Premier Erdoğan zei in 2008 bij de 44e München Conferentie over Veiligheidsbeleid, in bijzijn van de Armeense minister van Buitenlandse Zaken Vardan Oskanyan, het volgende:

"U heeft het over de Armeense afslachtingen. Waarop baseert u deze uitspraken? Welke bewijzen heeft u voor deze conclusies? Ik heb in 2005 een brief gestuurd naar de Armeense regering. Wij hebben onze archieven geopend en er zijn vandaag de dag meer dan een miljoen documenten geclassificeerd. Als er bewijzen zijn in de Armeense archieven, moeten die ook geopend worden. Wij zeggen: kom we stellen een commissie op met archeologen, historici, politicologen, juridische personen met de opdracht deze zaak te onderzoeken. Als er documenten en bewijzen zijn in andere landen, moeten die ook onderzocht worden door de commissie. Pas daarna moeten wij politici een besluit nemen. Wij zijn gewillig om over elk onderdeel en elk document te discussiëren en nodigen Armenië uit om ook bereidwillig te zijn. Het is onmogelijk ons te dwingen om beschuldigingen van genocide te accepteren als resultaat van lobbypogingen achter de schermen in parlementen van verschillende landen. Ze mogen proberen zo vaak ze het maar willen. Laat ze maar hun documenten aan ons zien. Ik ben open en duidelijk hierover. Wij zijn bereid de verantwoordelijkheid te nemen voor onze geschiedenis."

Zolang Armenië weigert mee te werken aan een dergelijk onafhankelijk onderzoek, is het uiterst verwerpelijk en onacceptabel dat er van Turkije (alsmede de Nederlands Turkse gemeenschap) verwacht wordt dat zij zich moet verantwoorden voor een niet bewezen geachte genocide.

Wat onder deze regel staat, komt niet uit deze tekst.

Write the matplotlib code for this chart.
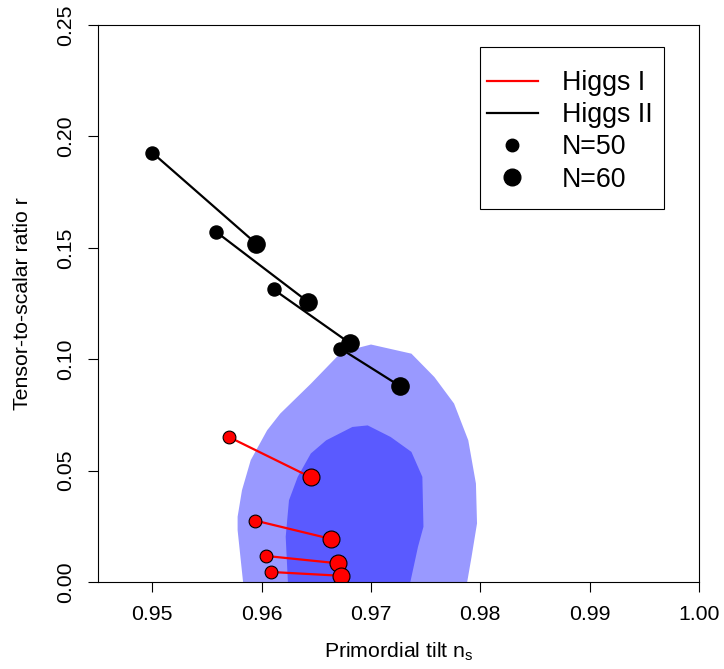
import numpy as np
import matplotlib.pyplot as plt
from matplotlib.lines import Line2D
from matplotlib.patches import Rectangle

plt.rcParams['font.family'] = ['Liberation Sans', 'DejaVu Sans']
plt.rcParams['mathtext.fontset'] = 'custom'
plt.rcParams['mathtext.rm'] = 'Liberation Sans'

# Higgs I (red), N=50 and N=60 end points
ns_I_50 = [0.9570, 0.9594, 0.9604, 0.9609]
r_I_50 = [0.0651, 0.0276, 0.0117, 0.0045]
ns_I_60 = [0.9645, 0.9663, 0.9670, 0.9673]
r_I_60 = [0.0470, 0.0194, 0.0084, 0.0028]

# Higgs II (black)
ns_II_50 = [0.9500, 0.9558, 0.9611, 0.9672]
r_II_50 = [0.1927, 0.1573, 0.1313, 0.1048]
ns_II_60 = [0.9595, 0.9642, 0.9681, 0.9727]
r_II_60 = [0.1519, 0.1259, 0.1071, 0.0878]

# confidence regions (outer = 95%, inner = 68%)
outer_ns = [0.9583, 0.9578, 0.9578, 0.9582, 0.9590, 0.9605, 0.9617, 0.9645, 0.9673,
            0.9700, 0.9737, 0.9758, 0.9776, 0.9789, 0.9796, 0.9797, 0.9792, 0.9788]
outer_r = [0.0, 0.0233, 0.0293, 0.0412, 0.0547, 0.0681, 0.0756, 0.0890, 0.1032,
           0.1066, 0.1025, 0.0920, 0.0801, 0.0636, 0.0442, 0.0263, 0.0113, 0.0]
inner_ns = [0.9624, 0.9622, 0.9625, 0.9633, 0.9645, 0.9659, 0.9683, 0.9697, 0.9718,
            0.9737, 0.9747, 0.9748, 0.9743, 0.9736]
inner_r = [0.0, 0.0203, 0.0367, 0.0472, 0.0577, 0.0636, 0.0696, 0.0703, 0.0651,
           0.0584, 0.0472, 0.0248, 0.0158, 0.0]

xticks = [0.95, 0.96, 0.97, 0.98, 0.99, 1.00]
yticks = [0.00, 0.05, 0.10, 0.15, 0.20, 0.25]

fig = plt.figure(figsize=(7.24, 6.69), dpi=100)
ax = fig.add_axes([0.1349, 0.1300, 0.8305, 0.8326])

ax.fill(outer_ns, outer_r, color='#9999FF', lw=0, zorder=1)
ax.fill(inner_ns, inner_r, color='#5A5AFF', lw=0, zorder=2)

for i in range(len(ns_II_50)):
    ax.plot([ns_II_50[i], ns_II_60[i]], [r_II_50[i], r_II_60[i]], color='black', lw=1.6, zorder=3)
    ax.plot(ns_II_50[i], r_II_50[i], 'o', ms=9.4, color='black', zorder=4)
    ax.plot(ns_II_60[i], r_II_60[i], 'o', ms=12.4, color='black', zorder=4)

for i in range(len(ns_I_50)):
    ax.plot([ns_I_50[i], ns_I_60[i]], [r_I_50[i], r_I_60[i]], color='red', lw=1.6, zorder=3)
    ax.plot(ns_I_50[i], r_I_50[i], 'o', ms=9.2, mfc='red', mec='black', mew=0.8, zorder=4)
    ax.plot(ns_I_60[i], r_I_60[i], 'o', ms=12.2, mfc='red', mec='black', mew=0.8, zorder=4)

ax.set_xlim(0.945, 1.0)
ax.set_ylim(0, 0.25)
ax.set_xticks(xticks)
ax.set_xticklabels(['%.2f' % v for v in xticks])
ax.set_yticks(yticks)
ax.set_yticklabels(['%.2f' % v for v in yticks], rotation=90, va='center')
ax.tick_params(length=7.5, width=0.8, labelsize=15.3, pad=9)
for s in ax.spines.values():
    s.set_linewidth(0.8)
    s.set_zorder(5)

ax.set_xlabel('Primordial tilt n$_\\mathregular{s}$', fontsize=15.3, labelpad=12)
ax.set_ylabel('Tensor-to-scalar ratio r', fontsize=15.3, labelpad=17)

# legend box drawn by hand, entries placed inside it
ax.add_patch(Rectangle((0.6358, 0.6697), 0.306, 0.2903, transform=ax.transAxes,
                       facecolor='white', edgecolor='black', lw=0.8, zorder=6))
handles = [Line2D([], [], color='red', lw=1.6),
           Line2D([], [], color='black', lw=1.6),
           Line2D([], [], ls='none', marker='o', ms=9.0, color='black'),
           Line2D([], [], ls='none', marker='o', ms=12.0, color='black')]
leg = ax.legend(handles, ['Higgs I', 'Higgs II', 'N=50', 'N=60'], loc='upper left',
                bbox_to_anchor=(0.6474, 0.9192), fontsize=19.3, frameon=False,
                borderpad=0, labelspacing=0.23, handlelength=1.9, handletextpad=0.9,
                borderaxespad=0)
leg.set_zorder(7)

fig.savefig('out.png', dpi=100)
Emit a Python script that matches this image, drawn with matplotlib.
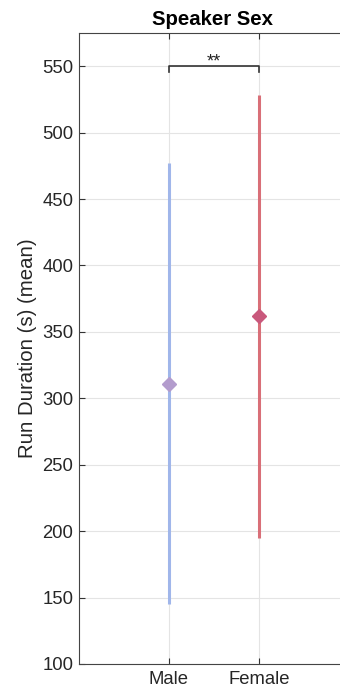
import matplotlib
matplotlib.use("Agg")
import matplotlib.pyplot as plt

plt.rcParams['font.family'] = ['Liberation Sans', 'DejaVu Sans']

# data
groups = ["Male", "Female"]
means = [311, 362]
lows = [145, 195]
highs = [477, 528]
line_colors = ["#a0b6ea", "#d96f78"]
marker_colors = ["#b39ccd", "#c9587c"]
sig_y = 550
sig_text = "**"

fig = plt.figure(figsize=(3.4, 6.9), dpi=100)
ax = fig.add_axes([79/340, 26/690, 270/340, 631/690])

xs = [1, 2]
for x, lo, hi, m, lc, mc in zip(xs, lows, highs, means, line_colors, marker_colors):
    ax.plot([x, x], [lo, hi], color=lc, linewidth=2.2, solid_capstyle='butt', zorder=3)
    ax.plot(x, m, marker='D', markersize=7, color=mc, markeredgecolor=mc, zorder=4)

# significance bracket
ax.plot([1, 1, 2, 2], [sig_y - 4, sig_y, sig_y, sig_y - 4], color="#333333", linewidth=1.2, zorder=5)
ax.text(1.5, sig_y - 3, sig_text, ha='center', va='bottom', fontsize=13, color="#222222")

ax.set_xlim(0, 3)
ax.set_ylim(100, 575)
ax.set_xticks(xs)
ax.set_xticklabels(groups)
ax.set_yticks(range(100, 551, 50))
ax.tick_params(axis='both', labelsize=13.3, direction='in', length=4, colors="#333333",
               labelcolor="#262626", pad=4)
ax.tick_params(axis='x', top=True, pad=5)
ax.grid(True, color="#e4e4e4", linewidth=0.8, zorder=0)
ax.set_axisbelow(True)
for s in ax.spines.values():
    s.set_color("#444444")
    s.set_linewidth(0.8)

ax.set_ylabel("Run Duration (s) (mean)", fontsize=14.7, color="#262626", labelpad=4)
ax.set_title("Speaker Sex", fontsize=14.7, fontweight='bold', x=(213 - 79) / 270, pad=6)

fig.savefig("out.png", dpi=100)
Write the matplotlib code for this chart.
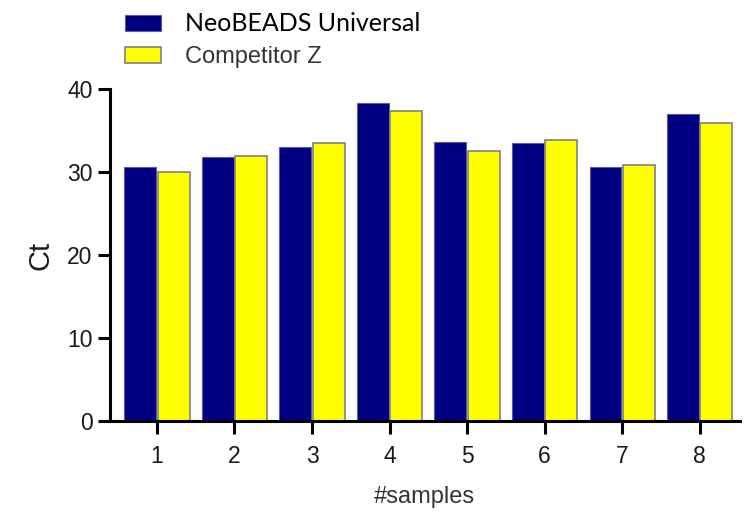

Tevens willen wij u verwijzen naar de uitspraak (ECHR 370 (2013) 17.12.2013) Perincek vs. Switzerland. In deze uitspraak is bepaald dat ontkenning van Armeense genocide niet strafbaar kan worden geacht en dat het in strijd is met het recht op vrijheid van meningsuiting om dit strafbaar te stellen, dan wel enigszins te beperken. Het zou de Nederlandse politieke partijen en Kamerleden dan ook sieren om eindelijk eens de Armeense regering (en in het verlengde daarvan de Armeense gemeenschap) op te roepen om hun verantwoordelijkheid te nemen, door de bovengenoemde archieven open te stellen en toegankelijk te maken voor onderzoek. Indien Armenië er heilig van is overtuigd dat er een genocide heeft plaatsgevonden, is het minste wat zij kunnen doen haar standpunt kracht bij zetten door de archieven openbaar te maken.

Daartoe roepen wij als Nederlandse Turken u dan ook op. Indien u zich daartoe niet geroepen voelt, verwachten wij dat u op zijn minst een neutrale houding aanneemt in de onderhavige kwestie.